美術鑑賞について


 二〇二一年の年末にあべのハルカス美術館に行った。大阪市立美術館に行ったついでに、同じ天王寺で催されている「コレクター福富太郎の眼」展に寄ったのだ。どんな絵が展示されているのかも殆ど知らなかった。だがメトロポリタン美術館展の入場券があれば、どうやらコレクター福富太郎の眼展が百円引きになるらしかったので、私は美術鑑賞にどっぷりと浸かって日頃の疲れを癒そうと考えたのだ。
 展覧会で最初に展示されていたのは鏑木清方の絵だった。そして驚くことに、この展覧会の出口まで私の頭を支配したのは鏑木清方の絵だったのだ。どうやら福富太郎という人は、鏑木清方の絵の熱心な収集家だったらしい。更に本人とも面識があったらしく、自分が集めた絵を作者自身に披露していたという。そういったわけで、展示会の最初には、鏑木清方の絵が十点ほど連続して並んでいた。私は恐らく初めて直接、鏑木清方の絵を見たのだが物凄く感動した。特に銀世界という絵が良くて、もう自分はその絵を眺めているとき、微動だにもできなかった。銀色の雪が広がる世界に、新橋色の上着を被った日本髪の女性がうずくまっている。女性は茫然と下方を見つめていて、何やら考えことをしている様子であるのだが、私はまるで夢に出てきた見知らぬ女性に憧れて、叶わない初恋を覚えた少年のような、甘くて切ない夢心地を抱いたのだった。

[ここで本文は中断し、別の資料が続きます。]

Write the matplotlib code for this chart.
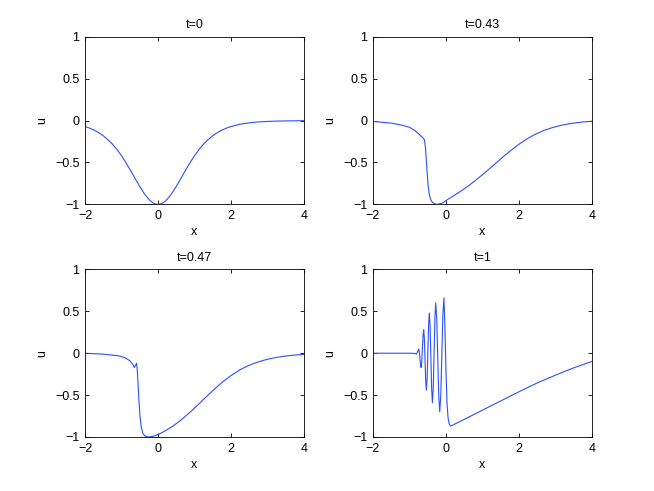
import matplotlib
matplotlib.use('Agg')
import matplotlib.pyplot as plt

plt.rcParams['font.family'] = ['Liberation Sans', 'DejaVu Sans']
plt.rcParams['font.size'] = 9

# values
titles = ['t=0', 't=0.43', 't=0.47', 't=1']
xtick_vals = [-2, 0, 2, 4]
xtick_labels = ['\u22122', '0', '2', '4']
ytick_vals = [-1, -0.5, 0, 0.5, 1]
ytick_labels = ['\u22121', '\u22120.5', '0', '0.5', '1']

x_t0 = [-2.0, -1.875, -1.75, -1.625, -1.5, -1.375, -1.25, -1.125, -1.0, -0.875,
        -0.75, -0.625, -0.5, -0.375, -0.3125, -0.25, -0.1875, -0.125, -0.0625,
        0.0, 0.0625, 0.125, 0.1875, 0.25, 0.3125, 0.375, 0.5, 0.625, 0.75,
        0.875, 1.0, 1.125, 1.25, 1.375, 1.5, 1.625, 1.75, 1.875, 2.0, 2.25,
        2.5, 2.75, 3.0, 3.25, 3.5, 3.75, 4.0]
u_t0 = [-0.071, -0.090, -0.114, -0.144, -0.181, -0.227, -0.280, -0.345, -0.420,
        -0.505, -0.597, -0.693, -0.786, -0.872, -0.908, -0.940, -0.966, -0.985,
        -0.996, -1.0, -0.996, -0.985, -0.966, -0.940, -0.908, -0.872, -0.786,
        -0.693, -0.597, -0.505, -0.420, -0.345, -0.280, -0.227, -0.181, -0.144,
        -0.114, -0.090, -0.071, -0.043, -0.027, -0.016, -0.010, -0.006, -0.004,
        -0.002, -0.001]

x_t043 = [-2.0, -1.5, -1.2, -1.0, -0.85, -0.72, -0.62, -0.59, -0.56, -0.535,
          -0.51, -0.49, -0.45, -0.40, -0.33, -0.26, -0.2, -0.13, -0.06, 0.0,
          0.1, 0.2, 0.42, 0.65, 0.87, 1.1, 1.33, 1.55, 1.78, 2.0, 2.24, 2.45,
          2.69, 2.9, 3.15, 3.4, 3.6, 3.8, 4.0]
u_t043 = [-0.01, -0.03, -0.055, -0.08, -0.12, -0.17, -0.21, -0.23, -0.33, -0.49,
          -0.65, -0.77, -0.90, -0.96, -0.99, -1.0, -0.997, -0.99, -0.975, -0.955,
          -0.928, -0.901, -0.839, -0.768, -0.693, -0.610, -0.523, -0.439, -0.356,
          -0.283, -0.213, -0.163, -0.117, -0.086, -0.057, -0.036, -0.024, -0.015,
          -0.008]

x_t047 = [-2.0, -1.54, -1.09, -0.9, -0.77, -0.68, -0.65, -0.62, -0.585, -0.56,
          -0.53, -0.50, -0.46, -0.41, -0.35, -0.27, -0.2, -0.1, 0.0, 0.1, 0.2,
          0.42, 0.65, 0.88, 1.1, 1.33, 1.55, 1.79, 2.0, 2.25, 2.45, 2.7, 2.95,
          3.16, 3.4, 3.62, 3.8, 4.0]
u_t047 = [0.0, -0.01, -0.03, -0.055, -0.09, -0.14, -0.17, -0.15, -0.12, -0.25,
          -0.50, -0.72, -0.88, -0.96, -0.99, -1.0, -0.997, -0.988, -0.97, -0.95,
          -0.926, -0.867, -0.791, -0.704, -0.614, -0.517, -0.427, -0.336, -0.267,
          -0.197, -0.153, -0.110, -0.078, -0.057, -0.039, -0.027, -0.020, -0.014]

x_t1 = [-2.0, -1.5, -1.0, -0.85, -0.81, -0.775, -0.745, -0.729, -0.7125, -0.696,
        -0.68, -0.6625, -0.645, -0.6275, -0.61, -0.5915, -0.573, -0.5545, -0.536,
        -0.516, -0.4955, -0.475, -0.455, -0.434, -0.4125, -0.391, -0.37, -0.3475,
        -0.325, -0.3025, -0.28, -0.2525, -0.225, -0.1975, -0.17, -0.141, -0.1125,
        -0.084, -0.055, -0.03, 0.0, 0.03, 0.06, 0.09, 0.127, 0.16, 0.2, 0.5, 1.0,
        1.5, 2.0, 2.5, 3.0, 3.5, 4.0]
u_t1 = [0.0, 0.0, 0.0, -0.003, -0.01, 0.02, 0.05, 0.018, -0.06, -0.138, -0.17,
        -0.104, 0.055, 0.214, 0.28, 0.175, -0.08, -0.335, -0.44, -0.306, 0.02,
        0.346, 0.48, 0.324, -0.055, -0.434, -0.59, -0.416, 0.005, 0.426, 0.60,
        0.41, -0.05, -0.51, -0.70, -0.501, -0.02, 0.461, 0.66, 0.35, -0.2, -0.6,
        -0.78, -0.845, -0.868, -0.865, -0.855, -0.79, -0.68, -0.57, -0.46,
        -0.355, -0.262, -0.175, -0.098]

xs = [x_t0, x_t043, x_t047, x_t1]
us = [u_t0, u_t043, u_t047, u_t1]

# matlab default subplot boxes
positions = [[0.13, 0.5838, 0.3347, 0.3412],
             [0.5703, 0.5838, 0.3347, 0.3412],
             [0.13, 0.11, 0.3347, 0.3412],
             [0.5703, 0.11, 0.3347, 0.3412]]

fig = plt.figure(figsize=(6.54, 4.91), dpi=100)

for i in range(4):
    ax = fig.add_axes(positions[i])
    ax.plot(xs[i], us[i], color='#2b50ff', linewidth=0.8)
    ax.set_xlim(-2, 4)
    ax.set_ylim(-1, 1)
    ax.set_xticks(xtick_vals)
    ax.set_xticklabels(xtick_labels)
    ax.set_yticks(ytick_vals)
    ax.set_yticklabels(ytick_labels)
    ax.tick_params(direction='in', top=True, right=True, length=3, width=0.6, pad=4)
    for s in ax.spines.values():
        s.set_linewidth(0.6)
    ax.set_title(titles[i], fontsize=9, pad=6)
    ax.set_xlabel('x', fontsize=9, labelpad=3)
    ax.set_ylabel('u', fontsize=9)
    ax.yaxis.set_label_coords(-0.17, 0.5)

plt.savefig('out.png', dpi=100)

 美術館で絵を見て感動する瞬間は、殆どが直感から生じるものだろう。感動することに理知は殆ど必要ではなく、ただ美しさを直感で感じ取るだけで、心を大きく動かすに足りるだろう。私は鏑木清方の絵を見た直後に、周囲の人が全く見えなくなってしまった。もう目の前の絵以外は何も見えない。私はただ絵を見て、恍惚とするだけだ。これこそが感動をするということなのだろう。絵を見てその美しさに心が動かされるとき、人はただぼーっとすることしかできない。美しさに感動するために知識や思考は必要ではない。展覧会における絵の解説なども殆どおまけみたいなものだろう。美術鑑賞において最も大切なことは見ることだけだ。後は自らの直感に任せれば良い。もし絵が美しいものであるならば、私の心は大きく動く。この感動の瞬間に対する喜びこそが、美術鑑賞における楽しみだろう。美術鑑賞の楽しみは感動の喜びだ。感動するということは、自らの魂を感じるということだ。美を感じれば魂が震える。そして己の魂を感じることで、私は本当の私というものを知ることができる。何故ならば自らの魂こそが、本当の嘘偽りのない私自身であるはずだから。魂に偽りなどはない。だからこそ感動をしている瞬間こそが偽りのない私なのだ。そんな自分に触れる楽しみが、美術鑑賞にはある。だからこそ感動するということにこそ、美術鑑賞の良さがあるのだろうと私は思う。